Сейчас хозяйственная комната стала временным жильем Сергея Ивановича — Костиного отца.
А теперь у этой комнаты появилось третье назначение: по вечерам она превращалась в Костину мастерскую. Отец на это время уходил в канцелярию или отправлялся на берег реки размышлять о своих сочинительских делах.
О том, что здесь Костя собирает приемник, знали только Сергей Иванович да Санька. Сегодня пришлось открыть эту тайну еще одному человеку — ефрейтору Кузнецову, который до армии работал радиотехником-сборщиком на заводе. Здесь, на заставе, Кузнецов отвечал за внутреннюю связь и сигнализацию…
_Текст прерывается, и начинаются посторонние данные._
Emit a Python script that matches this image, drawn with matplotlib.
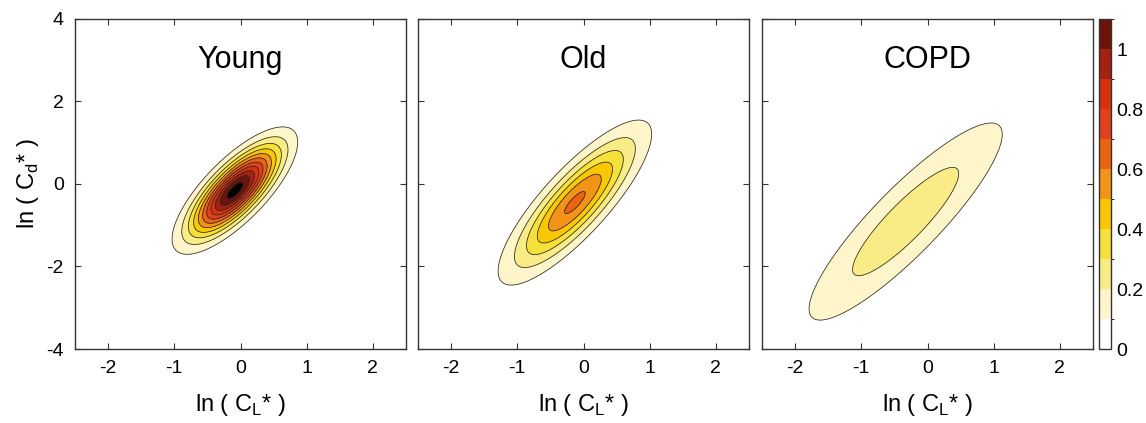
import numpy as np
import matplotlib
matplotlib.use("Agg")
import matplotlib.pyplot as plt
from matplotlib.colors import ListedColormap, BoundaryNorm
import matplotlib.cm as cm

plt.rcParams['font.family'] = ['Liberation Sans', 'DejaVu Sans']
plt.rcParams['mathtext.fontset'] = 'custom'
plt.rcParams['mathtext.rm'] = 'Liberation Sans'
plt.rcParams['axes.unicode_minus'] = False

# groups and the fitted bivariate distribution parameters
groups = ["Young", "Old", "COPD"]
mean_x = [-0.085, -0.13, -0.33]
mean_y = [-0.16, -0.45, -0.91]
sd_x = [0.43, 0.607, 1.035]
sd_y = [0.70, 1.047, 1.695]
rho = [0.76, 0.83, 0.885]
peak = [1.14, 0.62, 0.27]

levels = [0.0, 0.1, 0.2, 0.3, 0.4, 0.5, 0.6, 0.7, 0.8, 0.9, 1.0, 1.1]
level_colors = ["#ffffff", "#fef5cb", "#f9eb85", "#f6e03c", "#f9c703",
                "#f39419", "#eb6311", "#e0401c", "#d6320f", "#a42010",
                "#6c1409"]
cbar_ticks = [0, 0.2, 0.4, 0.6, 0.8, 1.0]
cbar_labels = ["0", "0.2", "0.4", "0.6", "0.8", "1"]
x_ticks = [-2, -1, 0, 1, 2]
y_ticks = [-4, -2, 0, 2, 4]

cmap = ListedColormap(level_colors)
cmap.set_over("black")
norm = BoundaryNorm(levels, cmap.N)

fig = plt.figure(figsize=(11.46, 4.23), dpi=100)
lefts = [75, 418, 762]
xs = np.linspace(-2.5, 2.5, 500)
ys = np.linspace(-4, 4, 700)
X, Y = np.meshgrid(xs, ys)

for i, name in enumerate(groups):
    ax = fig.add_axes([lefts[i] / 1146, 74 / 423, 331 / 1146, 330 / 423])
    u = (X - mean_x[i]) / sd_x[i]
    v = (Y - mean_y[i]) / sd_y[i]
    q = (u**2 - 2 * rho[i] * u * v + v**2) / (1 - rho[i]**2)
    Z = peak[i] * np.exp(-q / 2)
    ax.contourf(X, Y, Z, levels=levels, cmap=cmap, norm=norm, extend='max')
    lv = [l for l in levels[1:] if l < Z.max()]
    ax.contour(X, Y, Z, levels=lv, colors="#2a2a2a", linewidths=0.55)
    ax.set_xlim(-2.5, 2.5)
    ax.set_ylim(-4, 4)
    ax.set_xticks(x_ticks)
    ax.set_yticks(y_ticks)
    ax.tick_params(direction='in', top=True, right=True, length=4,
                   labelsize=14, color="#333333", pad=8)
    for s in ax.spines.values():
        s.set_color("#333333")
        s.set_linewidth(1.0)
    if i > 0:
        ax.set_yticklabels([])
    else:
        ax.set_ylabel(r"ln ( C$_\mathregular{d}$* )", fontsize=17, labelpad=4)
    ax.set_xlabel(r"ln ( C$_\mathregular{L}$* )", fontsize=17, labelpad=11)
    ax.text(0.5, 0.875, name, transform=ax.transAxes, ha='center', va='center', fontsize=22)

cax = fig.add_axes([1099 / 1146, 74 / 423, 12 / 1146, 330 / 423])
sm = cm.ScalarMappable(norm=norm, cmap=cmap)
cb = fig.colorbar(sm, cax=cax, boundaries=levels, ticks=cbar_ticks)
cb.ax.set_yticklabels(cbar_labels)
cb.ax.tick_params(labelsize=14, length=0, pad=4)
cb.outline.set_edgecolor("#333333")
cb.outline.set_linewidth(1.0)

fig.savefig("out.png", dpi=100)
Еще по дороге сюда Костя чувствовал какую-то смутную тревогу. Она постепенно переходила в уверенность, что он забыл дома что-то очень нужное. А что именно — как ни бился, не мог припомнить. И вот теперь, когда разложил на столе все свое радиохозяйство, — сердито шлепнул себя ладонью по голове:
— Электропаяльник оставил дома!
— Как же так? А без паяльника нельзя? — осторожно справился Санька.
— Что ты! — с досадой возразил Костя. — Это самый главный инструмент!
Вид у Кости был такой растерянный, что и Санька загоревал.